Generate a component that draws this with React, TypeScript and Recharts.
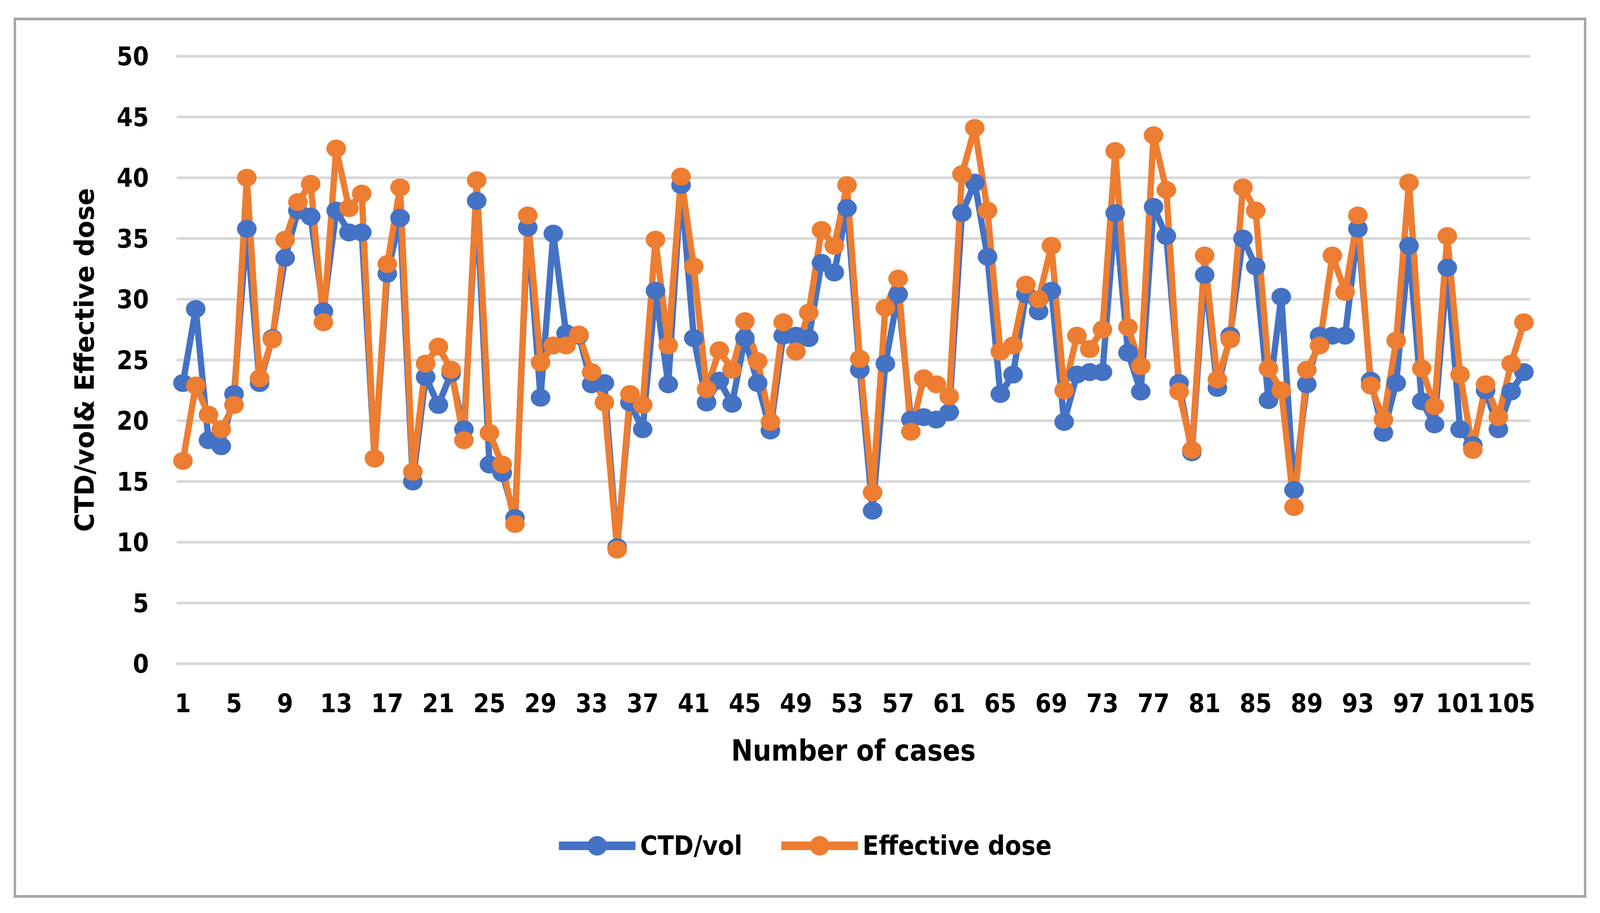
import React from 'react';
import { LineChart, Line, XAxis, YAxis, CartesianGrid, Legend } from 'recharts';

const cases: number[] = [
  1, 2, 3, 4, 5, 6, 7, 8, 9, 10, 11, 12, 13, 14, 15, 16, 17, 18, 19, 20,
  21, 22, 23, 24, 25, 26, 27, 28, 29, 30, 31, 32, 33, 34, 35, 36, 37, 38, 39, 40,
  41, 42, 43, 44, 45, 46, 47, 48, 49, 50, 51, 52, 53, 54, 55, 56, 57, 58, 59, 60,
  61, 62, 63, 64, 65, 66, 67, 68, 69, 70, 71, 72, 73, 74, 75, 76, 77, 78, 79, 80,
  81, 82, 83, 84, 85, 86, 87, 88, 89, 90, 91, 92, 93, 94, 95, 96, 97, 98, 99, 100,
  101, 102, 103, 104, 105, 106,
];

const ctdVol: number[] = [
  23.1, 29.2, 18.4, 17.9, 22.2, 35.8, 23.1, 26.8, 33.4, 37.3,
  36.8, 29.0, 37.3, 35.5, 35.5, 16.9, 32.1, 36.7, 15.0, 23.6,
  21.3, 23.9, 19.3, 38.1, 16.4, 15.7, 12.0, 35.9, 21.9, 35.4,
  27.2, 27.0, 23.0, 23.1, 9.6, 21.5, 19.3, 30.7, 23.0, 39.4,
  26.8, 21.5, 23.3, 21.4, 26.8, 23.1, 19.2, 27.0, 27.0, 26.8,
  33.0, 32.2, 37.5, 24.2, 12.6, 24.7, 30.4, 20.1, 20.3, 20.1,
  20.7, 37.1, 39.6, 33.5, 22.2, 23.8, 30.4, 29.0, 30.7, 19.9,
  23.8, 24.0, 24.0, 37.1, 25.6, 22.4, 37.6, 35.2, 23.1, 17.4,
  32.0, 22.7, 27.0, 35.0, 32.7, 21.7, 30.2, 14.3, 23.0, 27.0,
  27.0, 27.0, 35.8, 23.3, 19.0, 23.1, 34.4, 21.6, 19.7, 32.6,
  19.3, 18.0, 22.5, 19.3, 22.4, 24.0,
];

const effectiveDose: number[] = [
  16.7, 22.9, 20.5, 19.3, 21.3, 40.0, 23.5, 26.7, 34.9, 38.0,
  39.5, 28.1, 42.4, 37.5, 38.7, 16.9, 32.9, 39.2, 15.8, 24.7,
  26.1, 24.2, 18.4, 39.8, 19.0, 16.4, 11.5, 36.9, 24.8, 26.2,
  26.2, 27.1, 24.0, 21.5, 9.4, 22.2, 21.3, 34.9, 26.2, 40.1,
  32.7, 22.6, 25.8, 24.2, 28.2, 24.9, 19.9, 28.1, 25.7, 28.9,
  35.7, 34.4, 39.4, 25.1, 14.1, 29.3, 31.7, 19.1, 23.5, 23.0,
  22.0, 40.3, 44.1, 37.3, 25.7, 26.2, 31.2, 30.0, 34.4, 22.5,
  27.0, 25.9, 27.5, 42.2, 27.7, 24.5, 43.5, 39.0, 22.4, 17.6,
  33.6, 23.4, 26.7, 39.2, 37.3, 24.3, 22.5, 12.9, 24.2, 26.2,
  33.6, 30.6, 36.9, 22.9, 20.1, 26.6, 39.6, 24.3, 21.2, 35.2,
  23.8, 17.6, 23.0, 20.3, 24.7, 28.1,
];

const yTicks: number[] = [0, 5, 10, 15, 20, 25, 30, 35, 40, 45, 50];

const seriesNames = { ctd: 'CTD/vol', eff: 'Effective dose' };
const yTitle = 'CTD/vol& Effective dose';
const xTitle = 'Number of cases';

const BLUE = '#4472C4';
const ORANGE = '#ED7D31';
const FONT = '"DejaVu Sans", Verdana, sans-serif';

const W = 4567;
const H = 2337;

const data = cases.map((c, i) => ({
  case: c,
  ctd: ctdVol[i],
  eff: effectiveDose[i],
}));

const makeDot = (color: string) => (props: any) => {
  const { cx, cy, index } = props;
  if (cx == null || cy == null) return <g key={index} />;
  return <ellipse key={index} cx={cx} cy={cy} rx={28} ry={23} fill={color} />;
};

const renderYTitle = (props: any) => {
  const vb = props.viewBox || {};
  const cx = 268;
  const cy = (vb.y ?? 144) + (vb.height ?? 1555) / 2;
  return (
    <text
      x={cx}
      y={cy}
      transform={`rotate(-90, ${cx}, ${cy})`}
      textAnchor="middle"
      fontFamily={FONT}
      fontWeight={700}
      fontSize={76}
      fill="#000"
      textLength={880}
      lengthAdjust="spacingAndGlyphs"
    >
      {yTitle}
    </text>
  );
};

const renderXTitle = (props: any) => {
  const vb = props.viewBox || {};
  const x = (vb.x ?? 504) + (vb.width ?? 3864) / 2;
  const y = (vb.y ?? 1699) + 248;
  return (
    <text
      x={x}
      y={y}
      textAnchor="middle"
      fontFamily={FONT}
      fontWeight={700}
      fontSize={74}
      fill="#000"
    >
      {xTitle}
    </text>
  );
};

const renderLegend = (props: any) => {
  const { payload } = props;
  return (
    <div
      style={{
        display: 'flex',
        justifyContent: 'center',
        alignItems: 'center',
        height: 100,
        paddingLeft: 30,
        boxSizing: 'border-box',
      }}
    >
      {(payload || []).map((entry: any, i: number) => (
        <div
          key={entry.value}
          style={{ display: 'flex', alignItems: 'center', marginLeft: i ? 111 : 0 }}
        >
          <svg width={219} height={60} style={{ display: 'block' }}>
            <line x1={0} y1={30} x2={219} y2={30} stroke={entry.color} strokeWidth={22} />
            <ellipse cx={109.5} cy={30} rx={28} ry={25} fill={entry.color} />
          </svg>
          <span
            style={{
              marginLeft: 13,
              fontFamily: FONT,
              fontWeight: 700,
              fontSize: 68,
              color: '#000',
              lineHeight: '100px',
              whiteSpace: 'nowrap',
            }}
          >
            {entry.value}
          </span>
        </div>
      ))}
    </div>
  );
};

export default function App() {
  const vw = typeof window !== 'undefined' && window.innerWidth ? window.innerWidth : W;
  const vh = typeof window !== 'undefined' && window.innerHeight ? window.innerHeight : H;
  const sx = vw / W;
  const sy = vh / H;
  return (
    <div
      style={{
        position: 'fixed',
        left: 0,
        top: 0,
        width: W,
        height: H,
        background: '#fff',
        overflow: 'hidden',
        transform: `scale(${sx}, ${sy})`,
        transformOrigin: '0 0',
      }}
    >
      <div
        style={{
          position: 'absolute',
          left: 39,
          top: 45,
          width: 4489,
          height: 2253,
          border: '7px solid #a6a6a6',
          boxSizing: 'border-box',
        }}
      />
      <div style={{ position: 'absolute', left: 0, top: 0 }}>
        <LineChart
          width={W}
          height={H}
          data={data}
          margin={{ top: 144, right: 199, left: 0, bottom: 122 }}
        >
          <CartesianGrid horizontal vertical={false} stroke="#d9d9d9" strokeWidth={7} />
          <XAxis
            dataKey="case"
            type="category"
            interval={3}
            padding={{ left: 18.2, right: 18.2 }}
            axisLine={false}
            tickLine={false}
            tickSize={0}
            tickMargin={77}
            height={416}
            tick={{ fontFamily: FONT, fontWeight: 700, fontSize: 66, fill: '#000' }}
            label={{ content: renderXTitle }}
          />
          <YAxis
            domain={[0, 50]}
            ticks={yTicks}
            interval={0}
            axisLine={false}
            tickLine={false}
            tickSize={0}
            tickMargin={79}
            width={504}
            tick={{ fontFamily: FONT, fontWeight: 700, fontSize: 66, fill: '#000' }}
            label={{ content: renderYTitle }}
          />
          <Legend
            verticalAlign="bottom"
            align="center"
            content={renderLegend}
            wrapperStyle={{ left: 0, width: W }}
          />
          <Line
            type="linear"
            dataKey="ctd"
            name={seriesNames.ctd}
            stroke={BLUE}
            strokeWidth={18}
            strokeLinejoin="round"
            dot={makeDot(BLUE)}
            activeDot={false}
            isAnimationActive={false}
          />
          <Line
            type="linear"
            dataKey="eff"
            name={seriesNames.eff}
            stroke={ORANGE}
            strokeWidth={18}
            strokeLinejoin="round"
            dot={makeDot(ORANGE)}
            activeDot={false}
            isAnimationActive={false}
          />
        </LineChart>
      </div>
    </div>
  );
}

-*-

WRITTEN EXERCISE → Restate, line by line and word for word, everything from the top of the material through the line that contains "YAxis, CartesianGrid, Legend". Leave pictures out.

WRITTEN SOLUTION →
Generate a component that draws this with React, TypeScript and Recharts.
import React from 'react';
import { LineChart, Line, XAxis, YAxis, CartesianGrid, Legend } from 'recharts';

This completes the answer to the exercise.